— EXERCISE —
Write the material out again exactly as it stands.

— RECORDS SHOWN —

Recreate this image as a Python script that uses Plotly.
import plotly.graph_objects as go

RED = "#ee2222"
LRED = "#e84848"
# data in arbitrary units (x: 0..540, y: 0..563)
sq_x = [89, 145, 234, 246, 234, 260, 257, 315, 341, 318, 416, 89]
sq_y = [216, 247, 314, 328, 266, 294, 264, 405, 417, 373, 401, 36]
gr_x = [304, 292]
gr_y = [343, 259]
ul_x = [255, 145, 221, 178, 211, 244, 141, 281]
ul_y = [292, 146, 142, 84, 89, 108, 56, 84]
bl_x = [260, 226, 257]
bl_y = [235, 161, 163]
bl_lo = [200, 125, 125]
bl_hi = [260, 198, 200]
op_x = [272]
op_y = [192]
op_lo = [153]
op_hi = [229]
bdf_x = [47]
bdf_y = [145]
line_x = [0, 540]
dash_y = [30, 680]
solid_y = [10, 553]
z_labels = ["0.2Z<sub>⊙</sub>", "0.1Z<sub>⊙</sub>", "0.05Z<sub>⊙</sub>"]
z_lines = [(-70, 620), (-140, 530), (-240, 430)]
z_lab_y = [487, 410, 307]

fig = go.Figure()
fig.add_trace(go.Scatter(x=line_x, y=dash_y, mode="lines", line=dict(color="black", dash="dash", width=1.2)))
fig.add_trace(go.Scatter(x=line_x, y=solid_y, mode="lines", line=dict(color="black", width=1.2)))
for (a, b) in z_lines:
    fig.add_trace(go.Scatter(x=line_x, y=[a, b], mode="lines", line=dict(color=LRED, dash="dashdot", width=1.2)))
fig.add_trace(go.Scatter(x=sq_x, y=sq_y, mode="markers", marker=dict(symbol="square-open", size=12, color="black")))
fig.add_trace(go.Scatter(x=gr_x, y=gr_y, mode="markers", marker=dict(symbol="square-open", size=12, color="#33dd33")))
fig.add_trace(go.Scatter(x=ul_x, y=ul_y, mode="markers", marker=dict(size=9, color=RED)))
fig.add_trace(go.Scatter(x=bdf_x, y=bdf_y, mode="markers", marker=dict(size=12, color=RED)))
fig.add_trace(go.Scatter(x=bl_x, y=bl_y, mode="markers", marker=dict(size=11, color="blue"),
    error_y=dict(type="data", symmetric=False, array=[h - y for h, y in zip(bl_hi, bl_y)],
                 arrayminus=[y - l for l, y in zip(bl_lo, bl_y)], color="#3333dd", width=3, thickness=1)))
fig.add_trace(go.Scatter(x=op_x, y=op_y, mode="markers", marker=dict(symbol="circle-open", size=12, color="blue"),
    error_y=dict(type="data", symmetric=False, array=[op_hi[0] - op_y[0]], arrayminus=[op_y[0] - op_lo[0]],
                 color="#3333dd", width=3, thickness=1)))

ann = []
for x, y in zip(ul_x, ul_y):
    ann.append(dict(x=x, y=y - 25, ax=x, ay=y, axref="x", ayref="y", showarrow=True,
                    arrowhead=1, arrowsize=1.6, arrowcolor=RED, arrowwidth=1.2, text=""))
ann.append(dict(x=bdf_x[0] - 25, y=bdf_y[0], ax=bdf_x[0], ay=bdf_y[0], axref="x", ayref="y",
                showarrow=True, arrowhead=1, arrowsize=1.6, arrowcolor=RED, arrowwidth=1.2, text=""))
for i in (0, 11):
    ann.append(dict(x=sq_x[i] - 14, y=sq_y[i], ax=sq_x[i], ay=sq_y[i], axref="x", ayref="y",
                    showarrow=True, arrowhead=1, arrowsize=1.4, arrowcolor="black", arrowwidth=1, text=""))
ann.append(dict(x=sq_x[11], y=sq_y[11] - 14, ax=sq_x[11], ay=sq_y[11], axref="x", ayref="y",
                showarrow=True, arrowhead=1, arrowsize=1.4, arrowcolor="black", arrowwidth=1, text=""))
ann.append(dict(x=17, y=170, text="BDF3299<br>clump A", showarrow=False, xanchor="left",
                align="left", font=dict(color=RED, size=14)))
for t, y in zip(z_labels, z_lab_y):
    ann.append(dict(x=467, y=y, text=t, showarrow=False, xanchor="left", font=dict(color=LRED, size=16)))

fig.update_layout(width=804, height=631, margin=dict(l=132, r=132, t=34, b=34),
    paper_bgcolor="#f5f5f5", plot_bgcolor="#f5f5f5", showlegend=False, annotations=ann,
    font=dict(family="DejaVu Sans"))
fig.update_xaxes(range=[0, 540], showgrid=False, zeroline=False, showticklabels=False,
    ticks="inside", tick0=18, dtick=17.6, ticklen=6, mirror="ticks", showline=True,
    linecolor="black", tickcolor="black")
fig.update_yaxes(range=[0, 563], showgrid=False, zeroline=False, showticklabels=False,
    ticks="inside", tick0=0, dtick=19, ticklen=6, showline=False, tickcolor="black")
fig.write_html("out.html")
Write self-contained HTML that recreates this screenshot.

— ANSWER FOR THIS EXERCISE —
Recreate this image as a Python script that uses Plotly.
import plotly.graph_objects as go

RED = "#ee2222"
LRED = "#e84848"
# data in arbitrary units (x: 0..540, y: 0..563)
sq_x = [89, 145, 234, 246, 234, 260, 257, 315, 341, 318, 416, 89]
sq_y = [216, 247, 314, 328, 266, 294, 264, 405, 417, 373, 401, 36]
gr_x = [304, 292]
gr_y = [343, 259]
ul_x = [255, 145, 221, 178, 211, 244, 141, 281]
ul_y = [292, 146, 142, 84, 89, 108, 56, 84]
bl_x = [260, 226, 257]
bl_y = [235, 161, 163]
bl_lo = [200, 125, 125]
bl_hi = [260, 198, 200]
op_x = [272]
op_y = [192]
op_lo = [153]
op_hi = [229]
bdf_x = [47]
bdf_y = [145]
line_x = [0, 540]
dash_y = [30, 680]
solid_y = [10, 553]
z_labels = ["0.2Z<sub>⊙</sub>", "0.1Z<sub>⊙</sub>", "0.05Z<sub>⊙</sub>"]
z_lines = [(-70, 620), (-140, 530), (-240, 430)]
z_lab_y = [487, 410, 307]

fig = go.Figure()
fig.add_trace(go.Scatter(x=line_x, y=dash_y, mode="lines", line=dict(color="black", dash="dash", width=1.2)))
fig.add_trace(go.Scatter(x=line_x, y=solid_y, mode="lines", line=dict(color="black", width=1.2)))
for (a, b) in z_lines:
    fig.add_trace(go.Scatter(x=line_x, y=[a, b], mode="lines", line=dict(color=LRED, dash="dashdot", width=1.2)))
fig.add_trace(go.Scatter(x=sq_x, y=sq_y, mode="markers", marker=dict(symbol="square-open", size=12, color="black")))
fig.add_trace(go.Scatter(x=gr_x, y=gr_y, mode="markers", marker=dict(symbol="square-open", size=12, color="#33dd33")))
fig.add_trace(go.Scatter(x=ul_x, y=ul_y, mode="markers", marker=dict(size=9, color=RED)))
fig.add_trace(go.Scatter(x=bdf_x, y=bdf_y, mode="markers", marker=dict(size=12, color=RED)))
fig.add_trace(go.Scatter(x=bl_x, y=bl_y, mode="markers", marker=dict(size=11, color="blue"),
    error_y=dict(type="data", symmetric=False, array=[h - y for h, y in zip(bl_hi, bl_y)],
                 arrayminus=[y - l for l, y in zip(bl_lo, bl_y)], color="#3333dd", width=3, thickness=1)))
fig.add_trace(go.Scatter(x=op_x, y=op_y, mode="markers", marker=dict(symbol="circle-open", size=12, color="blue"),
    error_y=dict(type="data", symmetric=False, array=[op_hi[0] - op_y[0]], arrayminus=[op_y[0] - op_lo[0]],
                 color="#3333dd", width=3, thickness=1)))

ann = []
for x, y in zip(ul_x, ul_y):
    ann.append(dict(x=x, y=y - 25, ax=x, ay=y, axref="x", ayref="y", showarrow=True,
                    arrowhead=1, arrowsize=1.6, arrowcolor=RED, arrowwidth=1.2, text=""))
ann.append(dict(x=bdf_x[0] - 25, y=bdf_y[0], ax=bdf_x[0], ay=bdf_y[0], axref="x", ayref="y",
                showarrow=True, arrowhead=1, arrowsize=1.6, arrowcolor=RED, arrowwidth=1.2, text=""))
for i in (0, 11):
    ann.append(dict(x=sq_x[i] - 14, y=sq_y[i], ax=sq_x[i], ay=sq_y[i], axref="x", ayref="y",
                    showarrow=True, arrowhead=1, arrowsize=1.4, arrowcolor="black", arrowwidth=1, text=""))
ann.append(dict(x=sq_x[11], y=sq_y[11] - 14, ax=sq_x[11], ay=sq_y[11], axref="x", ayref="y",
                showarrow=True, arrowhead=1, arrowsize=1.4, arrowcolor="black", arrowwidth=1, text=""))
ann.append(dict(x=17, y=170, text="BDF3299<br>clump A", showarrow=False, xanchor="left",
                align="left", font=dict(color=RED, size=14)))
for t, y in zip(z_labels, z_lab_y):
    ann.append(dict(x=467, y=y, text=t, showarrow=False, xanchor="left", font=dict(color=LRED, size=16)))

fig.update_layout(width=804, height=631, margin=dict(l=132, r=132, t=34, b=34),
    paper_bgcolor="#f5f5f5", plot_bgcolor="#f5f5f5", showlegend=False, annotations=ann,
    font=dict(family="DejaVu Sans"))
fig.update_xaxes(range=[0, 540], showgrid=False, zeroline=False, showticklabels=False,
    ticks="inside", tick0=18, dtick=17.6, ticklen=6, mirror="ticks", showline=True,
    linecolor="black", tickcolor="black")
fig.update_yaxes(range=[0, 563], showgrid=False, zeroline=False, showticklabels=False,
    ticks="inside", tick0=0, dtick=19, ticklen=6, showline=False, tickcolor="black")
fig.write_html("out.html")
Write self-contained HTML that recreates this screenshot.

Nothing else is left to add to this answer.